Data extract.
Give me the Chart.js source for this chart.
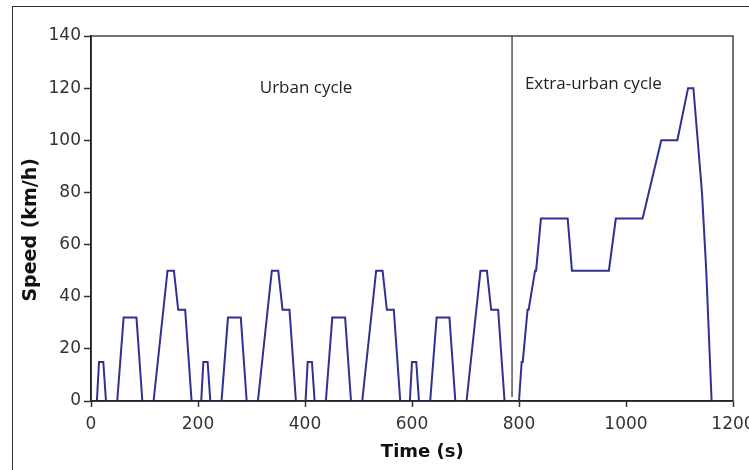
<!DOCTYPE html>
<html>
<head>
<meta charset="utf-8">
<script src="https://cdn.jsdelivr.net/npm/chart.js@4/dist/chart.umd.min.js"></script>
<style>
  html, body { margin: 0; padding: 0; background: #fff; overflow: hidden; }
  #wrap { position: relative; width: 749px; height: 470px; }
  #frame { position: absolute; left: 12px; top: 6px; width: 800px; height: 500px;
           border: 1.5px solid #333; box-sizing: border-box; pointer-events: none; }
  canvas { position: absolute; left: 0; top: 0; }
</style>
</head>
<body>
<div id="wrap">
  <div id="frame"></div>
  <canvas id="speedChart" width="749" height="470"></canvas>
</div>
<script>
// NEDC driving cycle: four urban (ECE-15) blocks followed by the extra-urban block
var timeSec = [
  0, 11, 15, 23, 28, 49, 61, 85, 96, 117, 143, 155, 163, 176, 188,
  195, 206, 210, 218, 223, 244, 256, 280, 291, 312, 338, 350, 358, 371, 383,
  390, 401, 405, 413, 418, 439, 451, 475, 486, 507, 533, 545, 553, 566, 578,
  585, 596, 600, 608, 613, 634, 646, 670, 681, 702, 728, 740, 748, 761, 773,
  780, 800, 805, 807, 816, 818, 830, 832, 841, 891, 899, 968, 981, 1031,
  1066, 1096, 1116, 1126, 1142, 1150, 1160, 1180
];
var speedKmh = [
  0, 0, 15, 15, 0, 0, 32, 32, 0, 0, 50, 50, 35, 35, 0,
  0, 0, 15, 15, 0, 0, 32, 32, 0, 0, 50, 50, 35, 35, 0,
  0, 0, 15, 15, 0, 0, 32, 32, 0, 0, 50, 50, 35, 35, 0,
  0, 0, 15, 15, 0, 0, 32, 32, 0, 0, 50, 50, 35, 35, 0,
  0, 0, 15, 15, 35, 35, 50, 50, 70, 70, 50, 50, 70, 70,
  100, 100, 120, 120, 80, 50, 0, 0
];

// boundary between the two parts of the cycle
var dividerTime = [787, 787];
var dividerSpeed = [1.5, 140];

var xTicks = [0, 200, 400, 600, 800, 1000, 1200];
var yTicks = [0, 20, 40, 60, 80, 100, 120, 140];

var sectionLabels = ['Urban cycle', 'Extra-urban cycle'];
var sectionLabelTime = [402, 811];
var sectionLabelSpeed = [120, 121.5];
var sectionLabelAlign = ['center', 'left'];

var xTitle = 'Time (s)';
var yTitle = 'Speed (km/h)';

function toPoints(xs, ys) {
  return xs.map(function(x, i) { return { x: x, y: ys[i] }; });
}

// axes redrawn on top of the trace, box around the plot, captions and axis titles
var plotDecor = {
  id: 'plotDecor',
  afterDraw: function(chart) {
    var ctx = chart.ctx;
    var a = chart.chartArea;
    var xs = chart.scales.x, ys = chart.scales.y;
    ctx.save();
    ctx.lineWidth = 1.5;
    ctx.strokeStyle = '#444';
    ctx.beginPath();
    ctx.moveTo(a.left, a.top);
    ctx.lineTo(a.right, a.top);
    ctx.lineTo(a.right, a.bottom);
    ctx.stroke();
    ctx.strokeStyle = '#222';
    ctx.beginPath();
    ctx.moveTo(a.left, a.top);
    ctx.lineTo(a.left, a.bottom);
    ctx.lineTo(a.right, a.bottom);
    ctx.stroke();

    ctx.fillStyle = '#222';
    ctx.font = '17px "Open Sans"';
    ctx.textBaseline = 'middle';
    sectionLabels.forEach(function(txt, i) {
      ctx.textAlign = sectionLabelAlign[i];
      ctx.fillText(txt, xs.getPixelForValue(sectionLabelTime[i]), ys.getPixelForValue(sectionLabelSpeed[i]));
    });

    ctx.fillStyle = '#111';
    ctx.textAlign = 'center';
    ctx.font = 'bold 18px "DejaVu Sans"';
    ctx.fillText(xTitle, a.left + (a.right - a.left) * 0.516, 452);
    ctx.translate(31, a.top + (a.bottom - a.top) * 0.531);
    ctx.rotate(-Math.PI / 2);
    ctx.font = 'bold 19px "DejaVu Sans"';
    ctx.fillText(yTitle, 0, 0);
    ctx.restore();
  }
};

document.addEventListener('DOMContentLoaded', function() {
  new Chart(document.getElementById('speedChart'), {
    type: 'line',
    data: {
      datasets: [{
        data: toPoints(timeSec, speedKmh),
        borderColor: '#2e3192',
        borderWidth: 2,
        pointRadius: 0,
        tension: 0,
        fill: false
      }, {
        data: toPoints(dividerTime, dividerSpeed),
        borderColor: '#555',
        borderWidth: 1.5,
        pointRadius: 0,
        fill: false
      }]
    },
    options: {
      responsive: false,
      animation: false,
      events: [],
      layout: { padding: { top: 36, right: 16, left: 0, bottom: 0 } },
      plugins: { legend: { display: false }, tooltip: { enabled: false } },
      scales: {
        x: {
          type: 'linear',
          min: 0,
          max: 1200,
          afterBuildTicks: function(scale) {
            scale.ticks = xTicks.map(function(v) { return { value: v }; });
          },
          afterFit: function(scale) {
            scale.height = 69;
            scale.paddingLeft = 0;
            scale.paddingRight = 0;
          },
          grid: { drawOnChartArea: false, drawTicks: true, tickLength: 6, tickColor: '#333', tickWidth: 1.5 },
          border: { display: true, color: '#222', width: 1.5 },
          ticks: {
            autoSkip: false, maxRotation: 0, padding: 7, color: '#333',
            font: { family: '"DejaVu Sans"', size: 17 },
            callback: function(v) { return String(v); }
          }
        },
        y: {
          min: 0,
          max: 140,
          afterBuildTicks: function(scale) {
            scale.ticks = yTicks.map(function(v) { return { value: v }; });
          },
          afterFit: function(scale) {
            scale.width = 91;
          },
          grid: { drawOnChartArea: false, drawTicks: true, tickLength: 7, tickColor: '#333', tickWidth: 1.5 },
          border: { display: true, color: '#222', width: 1.5 },
          ticks: {
            padding: 3, color: '#333',
            font: { family: '"DejaVu Sans"', size: 17 },
            callback: function(v) { return String(v); }
          }
        }
      }
    },
    plugins: [plotDecor]
  });
});
</script>
</body>
</html>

Written instruction. Keep the pictures out of the copy and write out the data exactly as it stands.

Reply to the exercise.
Give me the Chart.js source for this chart.
<!DOCTYPE html>
<html>
<head>
<meta charset="utf-8">
<script src="https://cdn.jsdelivr.net/npm/chart.js@4/dist/chart.umd.min.js"></script>
<style>
  html, body { margin: 0; padding: 0; background: #fff; overflow: hidden; }
  #wrap { position: relative; width: 749px; height: 470px; }
  #frame { position: absolute; left: 12px; top: 6px; width: 800px; height: 500px;
           border: 1.5px solid #333; box-sizing: border-box; pointer-events: none; }
  canvas { position: absolute; left: 0; top: 0; }
</style>
</head>
<body>
<div id="wrap">
  <div id="frame"></div>
  <canvas id="speedChart" width="749" height="470"></canvas>
</div>
<script>
// NEDC driving cycle: four urban (ECE-15) blocks followed by the extra-urban block
var timeSec = [
  0, 11, 15, 23, 28, 49, 61, 85, 96, 117, 143, 155, 163, 176, 188,
  195, 206, 210, 218, 223, 244, 256, 280, 291, 312, 338, 350, 358, 371, 383,
  390, 401, 405, 413, 418, 439, 451, 475, 486, 507, 533, 545, 553, 566, 578,
  585, 596, 600, 608, 613, 634, 646, 670, 681, 702, 728, 740, 748, 761, 773,
  780, 800, 805, 807, 816, 818, 830, 832, 841, 891, 899, 968, 981, 1031,
  1066, 1096, 1116, 1126, 1142, 1150, 1160, 1180
];
var speedKmh = [
  0, 0, 15, 15, 0, 0, 32, 32, 0, 0, 50, 50, 35, 35, 0,
  0, 0, 15, 15, 0, 0, 32, 32, 0, 0, 50, 50, 35, 35, 0,
  0, 0, 15, 15, 0, 0, 32, 32, 0, 0, 50, 50, 35, 35, 0,
  0, 0, 15, 15, 0, 0, 32, 32, 0, 0, 50, 50, 35, 35, 0,
  0, 0, 15, 15, 35, 35, 50, 50, 70, 70, 50, 50, 70, 70,
  100, 100, 120, 120, 80, 50, 0, 0
];

// boundary between the two parts of the cycle
var dividerTime = [787, 787];
var dividerSpeed = [1.5, 140];

var xTicks = [0, 200, 400, 600, 800, 1000, 1200];
var yTicks = [0, 20, 40, 60, 80, 100, 120, 140];

var sectionLabels = ['Urban cycle', 'Extra-urban cycle'];
var sectionLabelTime = [402, 811];
var sectionLabelSpeed = [120, 121.5];
var sectionLabelAlign = ['center', 'left'];

var xTitle = 'Time (s)';
var yTitle = 'Speed (km/h)';

function toPoints(xs, ys) {
  return xs.map(function(x, i) { return { x: x, y: ys[i] }; });
}

// axes redrawn on top of the trace, box around the plot, captions and axis titles
var plotDecor = {
  id: 'plotDecor',
  afterDraw: function(chart) {
    var ctx = chart.ctx;
    var a = chart.chartArea;
    var xs = chart.scales.x, ys = chart.scales.y;
    ctx.save();
    ctx.lineWidth = 1.5;
    ctx.strokeStyle = '#444';
    ctx.beginPath();
    ctx.moveTo(a.left, a.top);
    ctx.lineTo(a.right, a.top);
    ctx.lineTo(a.right, a.bottom);
    ctx.stroke();
    ctx.strokeStyle = '#222';
    ctx.beginPath();
    ctx.moveTo(a.left, a.top);
    ctx.lineTo(a.left, a.bottom);
    ctx.lineTo(a.right, a.bottom);
    ctx.stroke();

    ctx.fillStyle = '#222';
    ctx.font = '17px "Open Sans"';
    ctx.textBaseline = 'middle';
    sectionLabels.forEach(function(txt, i) {
      ctx.textAlign = sectionLabelAlign[i];
      ctx.fillText(txt, xs.getPixelForValue(sectionLabelTime[i]), ys.getPixelForValue(sectionLabelSpeed[i]));
    });

    ctx.fillStyle = '#111';
    ctx.textAlign = 'center';
    ctx.font = 'bold 18px "DejaVu Sans"';
    ctx.fillText(xTitle, a.left + (a.right - a.left) * 0.516, 452);
    ctx.translate(31, a.top + (a.bottom - a.top) * 0.531);
    ctx.rotate(-Math.PI / 2);
    ctx.font = 'bold 19px "DejaVu Sans"';
    ctx.fillText(yTitle, 0, 0);
    ctx.restore();
  }
};

document.addEventListener('DOMContentLoaded', function() {
  new Chart(document.getElementById('speedChart'), {
    type: 'line',
    data: {
      datasets: [{
        data: toPoints(timeSec, speedKmh),
        borderColor: '#2e3192',
        borderWidth: 2,
        pointRadius: 0,
        tension: 0,
        fill: false
      }, {
        data: toPoints(dividerTime, dividerSpeed),
        borderColor: '#555',
        borderWidth: 1.5,
        pointRadius: 0,
        fill: false
      }]
    },
    options: {
      responsive: false,
      animation: false,
      events: [],
      layout: { padding: { top: 36, right: 16, left: 0, bottom: 0 } },
      plugins: { legend: { display: false }, tooltip: { enabled: false } },
      scales: {
        x: {
          type: 'linear',
          min: 0,
          max: 1200,
          afterBuildTicks: function(scale) {
            scale.ticks = xTicks.map(function(v) { return { value: v }; });
          },
          afterFit: function(scale) {
            scale.height = 69;
            scale.paddingLeft = 0;
            scale.paddingRight = 0;
          },
          grid: { drawOnChartArea: false, drawTicks: true, tickLength: 6, tickColor: '#333', tickWidth: 1.5 },
          border: { display: true, color: '#222', width: 1.5 },
          ticks: {
            autoSkip: false, maxRotation: 0, padding: 7, color: '#333',
            font: { family: '"DejaVu Sans"', size: 17 },
            callback: function(v) { return String(v); }
          }
        },
        y: {
          min: 0,
          max: 140,
          afterBuildTicks: function(scale) {
            scale.ticks = yTicks.map(function(v) { return { value: v }; });
          },
          afterFit: function(scale) {
            scale.width = 91;
          },
          grid: { drawOnChartArea: false, drawTicks: true, tickLength: 7, tickColor: '#333', tickWidth: 1.5 },
          border: { display: true, color: '#222', width: 1.5 },
          ticks: {
            padding: 3, color: '#333',
            font: { family: '"DejaVu Sans"', size: 17 },
            callback: function(v) { return String(v); }
          }
        }
      }
    },
    plugins: [plotDecor]
  });
});
</script>
</body>
</html>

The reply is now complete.